>> Begin MATERIAL
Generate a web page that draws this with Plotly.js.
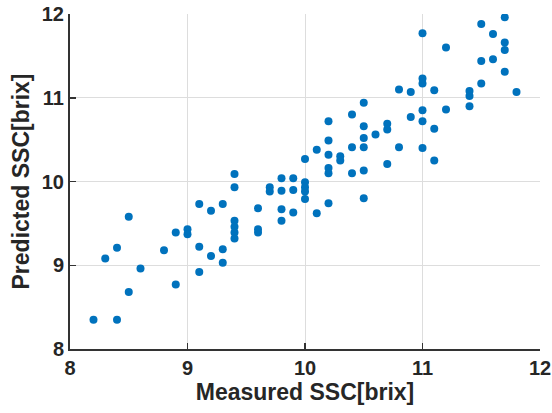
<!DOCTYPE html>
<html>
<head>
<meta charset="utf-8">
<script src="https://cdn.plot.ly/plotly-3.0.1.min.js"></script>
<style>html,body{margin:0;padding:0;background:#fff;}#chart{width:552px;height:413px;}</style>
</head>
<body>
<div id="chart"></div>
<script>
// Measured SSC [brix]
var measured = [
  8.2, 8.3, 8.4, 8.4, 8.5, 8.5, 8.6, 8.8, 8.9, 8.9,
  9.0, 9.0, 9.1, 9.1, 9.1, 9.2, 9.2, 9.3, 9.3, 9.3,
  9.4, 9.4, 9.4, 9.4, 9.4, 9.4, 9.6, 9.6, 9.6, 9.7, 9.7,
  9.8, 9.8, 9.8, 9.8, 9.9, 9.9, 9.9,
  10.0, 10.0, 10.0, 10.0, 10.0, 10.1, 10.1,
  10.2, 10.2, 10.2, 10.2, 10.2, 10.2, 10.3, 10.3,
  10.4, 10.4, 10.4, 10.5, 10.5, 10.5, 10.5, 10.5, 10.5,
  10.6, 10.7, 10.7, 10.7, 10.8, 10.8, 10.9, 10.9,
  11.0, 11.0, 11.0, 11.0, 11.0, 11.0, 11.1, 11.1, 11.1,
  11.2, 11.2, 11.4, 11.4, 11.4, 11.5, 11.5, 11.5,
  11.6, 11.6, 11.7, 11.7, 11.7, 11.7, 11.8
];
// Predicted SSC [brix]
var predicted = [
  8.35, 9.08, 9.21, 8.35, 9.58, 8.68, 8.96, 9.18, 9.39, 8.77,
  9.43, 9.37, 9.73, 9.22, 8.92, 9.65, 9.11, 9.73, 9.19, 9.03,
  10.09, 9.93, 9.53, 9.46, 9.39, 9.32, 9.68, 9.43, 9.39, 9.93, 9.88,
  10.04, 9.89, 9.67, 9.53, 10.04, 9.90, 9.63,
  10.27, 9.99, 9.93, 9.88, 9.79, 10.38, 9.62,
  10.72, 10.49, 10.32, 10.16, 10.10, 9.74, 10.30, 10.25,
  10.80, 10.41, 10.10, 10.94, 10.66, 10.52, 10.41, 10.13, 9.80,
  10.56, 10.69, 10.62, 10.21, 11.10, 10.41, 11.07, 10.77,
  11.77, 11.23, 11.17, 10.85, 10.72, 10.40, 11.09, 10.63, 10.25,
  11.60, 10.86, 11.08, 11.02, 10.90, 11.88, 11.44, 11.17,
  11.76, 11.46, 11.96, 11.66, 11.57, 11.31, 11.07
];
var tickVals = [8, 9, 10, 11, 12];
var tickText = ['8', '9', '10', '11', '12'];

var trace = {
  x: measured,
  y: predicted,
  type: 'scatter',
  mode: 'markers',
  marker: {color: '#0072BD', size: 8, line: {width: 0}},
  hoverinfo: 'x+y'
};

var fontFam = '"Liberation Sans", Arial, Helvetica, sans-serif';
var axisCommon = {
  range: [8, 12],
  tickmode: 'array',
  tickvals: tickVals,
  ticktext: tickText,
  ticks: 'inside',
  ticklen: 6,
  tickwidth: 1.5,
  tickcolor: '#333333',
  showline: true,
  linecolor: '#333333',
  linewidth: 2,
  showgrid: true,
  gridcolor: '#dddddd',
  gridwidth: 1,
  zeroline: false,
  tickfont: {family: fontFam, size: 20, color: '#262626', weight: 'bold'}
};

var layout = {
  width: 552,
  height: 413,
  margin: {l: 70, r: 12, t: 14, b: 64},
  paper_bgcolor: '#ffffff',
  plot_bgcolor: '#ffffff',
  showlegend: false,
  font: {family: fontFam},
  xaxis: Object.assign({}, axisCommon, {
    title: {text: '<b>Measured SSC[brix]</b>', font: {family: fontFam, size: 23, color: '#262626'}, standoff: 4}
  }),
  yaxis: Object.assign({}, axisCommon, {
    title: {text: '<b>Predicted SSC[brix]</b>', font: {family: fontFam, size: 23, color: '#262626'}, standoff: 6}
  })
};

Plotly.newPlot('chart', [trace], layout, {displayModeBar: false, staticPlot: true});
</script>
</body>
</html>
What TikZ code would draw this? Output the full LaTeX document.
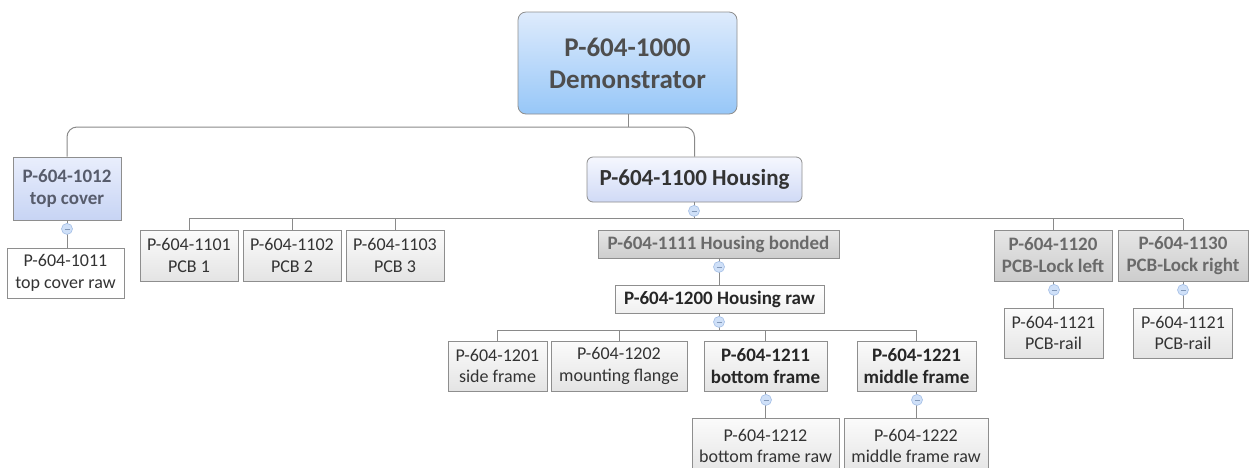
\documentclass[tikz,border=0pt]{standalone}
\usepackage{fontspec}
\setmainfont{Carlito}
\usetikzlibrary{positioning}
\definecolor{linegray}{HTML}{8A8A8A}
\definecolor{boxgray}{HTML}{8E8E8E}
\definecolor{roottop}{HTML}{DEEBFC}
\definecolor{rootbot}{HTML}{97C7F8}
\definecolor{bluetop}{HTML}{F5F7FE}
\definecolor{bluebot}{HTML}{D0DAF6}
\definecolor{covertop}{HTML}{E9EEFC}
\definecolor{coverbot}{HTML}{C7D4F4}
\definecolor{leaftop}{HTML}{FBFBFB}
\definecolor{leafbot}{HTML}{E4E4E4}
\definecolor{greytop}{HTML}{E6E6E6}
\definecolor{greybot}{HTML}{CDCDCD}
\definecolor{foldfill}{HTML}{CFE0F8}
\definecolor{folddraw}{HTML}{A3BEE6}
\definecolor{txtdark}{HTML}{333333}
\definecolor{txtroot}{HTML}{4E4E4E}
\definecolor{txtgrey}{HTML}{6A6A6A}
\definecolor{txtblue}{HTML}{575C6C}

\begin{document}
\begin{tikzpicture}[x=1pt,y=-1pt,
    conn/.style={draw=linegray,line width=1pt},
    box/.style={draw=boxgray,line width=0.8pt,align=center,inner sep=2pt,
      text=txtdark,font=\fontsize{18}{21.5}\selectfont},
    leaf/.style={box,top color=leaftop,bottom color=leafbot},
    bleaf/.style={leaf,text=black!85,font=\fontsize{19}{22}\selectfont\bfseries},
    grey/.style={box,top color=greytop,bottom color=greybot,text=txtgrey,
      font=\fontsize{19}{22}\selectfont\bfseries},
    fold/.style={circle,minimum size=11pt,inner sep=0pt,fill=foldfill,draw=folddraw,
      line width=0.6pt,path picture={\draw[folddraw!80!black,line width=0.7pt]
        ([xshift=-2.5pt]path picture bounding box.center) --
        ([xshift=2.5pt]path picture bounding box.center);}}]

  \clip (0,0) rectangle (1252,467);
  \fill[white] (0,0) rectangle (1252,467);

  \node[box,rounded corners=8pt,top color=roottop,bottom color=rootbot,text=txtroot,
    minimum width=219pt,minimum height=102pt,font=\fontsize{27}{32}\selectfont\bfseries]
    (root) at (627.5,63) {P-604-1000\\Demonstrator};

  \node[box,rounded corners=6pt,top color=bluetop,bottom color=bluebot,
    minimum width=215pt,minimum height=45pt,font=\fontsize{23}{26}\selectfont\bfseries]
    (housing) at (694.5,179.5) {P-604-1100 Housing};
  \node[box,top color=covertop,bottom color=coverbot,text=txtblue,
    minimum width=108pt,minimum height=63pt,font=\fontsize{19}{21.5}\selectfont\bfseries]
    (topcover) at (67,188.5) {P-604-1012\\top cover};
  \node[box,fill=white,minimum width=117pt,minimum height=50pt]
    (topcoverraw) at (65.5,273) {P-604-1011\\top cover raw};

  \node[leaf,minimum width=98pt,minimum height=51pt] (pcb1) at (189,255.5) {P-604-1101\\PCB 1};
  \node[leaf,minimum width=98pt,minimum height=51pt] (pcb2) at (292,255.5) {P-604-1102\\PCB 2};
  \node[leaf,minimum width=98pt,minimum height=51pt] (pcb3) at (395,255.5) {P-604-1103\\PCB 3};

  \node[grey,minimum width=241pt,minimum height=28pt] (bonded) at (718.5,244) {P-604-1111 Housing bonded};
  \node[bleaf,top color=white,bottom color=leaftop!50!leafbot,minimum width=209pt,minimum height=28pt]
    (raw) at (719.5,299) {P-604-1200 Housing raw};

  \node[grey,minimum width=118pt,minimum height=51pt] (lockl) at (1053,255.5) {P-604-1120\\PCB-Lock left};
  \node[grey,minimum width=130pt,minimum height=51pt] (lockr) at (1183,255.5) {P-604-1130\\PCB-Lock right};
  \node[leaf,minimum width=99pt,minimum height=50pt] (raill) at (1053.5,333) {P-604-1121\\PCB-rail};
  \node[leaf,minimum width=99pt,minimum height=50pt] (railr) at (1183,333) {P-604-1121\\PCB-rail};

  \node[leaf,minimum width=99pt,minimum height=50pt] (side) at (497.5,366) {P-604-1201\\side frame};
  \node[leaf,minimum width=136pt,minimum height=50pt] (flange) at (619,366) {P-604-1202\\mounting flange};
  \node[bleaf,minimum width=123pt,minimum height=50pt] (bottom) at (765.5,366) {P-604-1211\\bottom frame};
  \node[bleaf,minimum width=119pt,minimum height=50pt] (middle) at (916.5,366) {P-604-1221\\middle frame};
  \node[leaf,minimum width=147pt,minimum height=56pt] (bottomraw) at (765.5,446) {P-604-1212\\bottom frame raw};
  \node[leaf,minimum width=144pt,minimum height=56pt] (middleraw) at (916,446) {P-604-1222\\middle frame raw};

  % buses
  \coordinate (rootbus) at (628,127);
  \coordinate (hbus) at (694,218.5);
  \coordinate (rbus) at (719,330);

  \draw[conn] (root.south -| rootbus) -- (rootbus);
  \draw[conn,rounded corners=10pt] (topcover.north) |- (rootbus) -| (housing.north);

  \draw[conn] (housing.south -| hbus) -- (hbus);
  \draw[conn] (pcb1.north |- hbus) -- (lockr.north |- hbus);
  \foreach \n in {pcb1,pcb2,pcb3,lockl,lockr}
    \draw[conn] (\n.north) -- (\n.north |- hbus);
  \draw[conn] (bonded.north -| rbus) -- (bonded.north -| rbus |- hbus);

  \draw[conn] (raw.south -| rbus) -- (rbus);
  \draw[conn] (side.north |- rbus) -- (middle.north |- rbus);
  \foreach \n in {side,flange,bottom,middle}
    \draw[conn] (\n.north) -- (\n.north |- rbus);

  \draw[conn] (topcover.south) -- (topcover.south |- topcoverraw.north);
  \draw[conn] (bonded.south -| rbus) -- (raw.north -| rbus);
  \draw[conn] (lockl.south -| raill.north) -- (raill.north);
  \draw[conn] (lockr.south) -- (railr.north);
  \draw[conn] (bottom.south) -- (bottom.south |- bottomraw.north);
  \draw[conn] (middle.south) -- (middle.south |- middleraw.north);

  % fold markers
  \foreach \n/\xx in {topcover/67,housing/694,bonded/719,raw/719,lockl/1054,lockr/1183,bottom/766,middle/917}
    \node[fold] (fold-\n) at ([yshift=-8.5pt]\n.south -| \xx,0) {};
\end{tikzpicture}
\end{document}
>> End MATERIAL
▶ **THE EXERCISE**
Beginning at the line above that contains "What TikZ code", repeat each line exactly through the one that contains "(root) at (627.5,63)", and leave out the pictures.

▶ **EXERCISE SOLUTION**
What TikZ code would draw this? Output the full LaTeX document.
\documentclass[tikz,border=0pt]{standalone}
\usepackage{fontspec}
\setmainfont{Carlito}
\usetikzlibrary{positioning}
\definecolor{linegray}{HTML}{8A8A8A}
\definecolor{boxgray}{HTML}{8E8E8E}
\definecolor{roottop}{HTML}{DEEBFC}
\definecolor{rootbot}{HTML}{97C7F8}
\definecolor{bluetop}{HTML}{F5F7FE}
\definecolor{bluebot}{HTML}{D0DAF6}
\definecolor{covertop}{HTML}{E9EEFC}
\definecolor{coverbot}{HTML}{C7D4F4}
\definecolor{leaftop}{HTML}{FBFBFB}
\definecolor{leafbot}{HTML}{E4E4E4}
\definecolor{greytop}{HTML}{E6E6E6}
\definecolor{greybot}{HTML}{CDCDCD}
\definecolor{foldfill}{HTML}{CFE0F8}
\definecolor{folddraw}{HTML}{A3BEE6}
\definecolor{txtdark}{HTML}{333333}
\definecolor{txtroot}{HTML}{4E4E4E}
\definecolor{txtgrey}{HTML}{6A6A6A}
\definecolor{txtblue}{HTML}{575C6C}

\begin{document}
\begin{tikzpicture}[x=1pt,y=-1pt,
    conn/.style={draw=linegray,line width=1pt},
    box/.style={draw=boxgray,line width=0.8pt,align=center,inner sep=2pt,
      text=txtdark,font=\fontsize{18}{21.5}\selectfont},
    leaf/.style={box,top color=leaftop,bottom color=leafbot},
    bleaf/.style={leaf,text=black!85,font=\fontsize{19}{22}\selectfont\bfseries},
    grey/.style={box,top color=greytop,bottom color=greybot,text=txtgrey,
      font=\fontsize{19}{22}\selectfont\bfseries},
    fold/.style={circle,minimum size=11pt,inner sep=0pt,fill=foldfill,draw=folddraw,
      line width=0.6pt,path picture={\draw[folddraw!80!black,line width=0.7pt]
        ([xshift=-2.5pt]path picture bounding box.center) --
        ([xshift=2.5pt]path picture bounding box.center);}}]

  \clip (0,0) rectangle (1252,467);
  \fill[white] (0,0) rectangle (1252,467);

  \node[box,rounded corners=8pt,top color=roottop,bottom color=rootbot,text=txtroot,
    minimum width=219pt,minimum height=102pt,font=\fontsize{27}{32}\selectfont\bfseries]
    (root) at (627.5,63) {P-604-1000\\Demonstrator};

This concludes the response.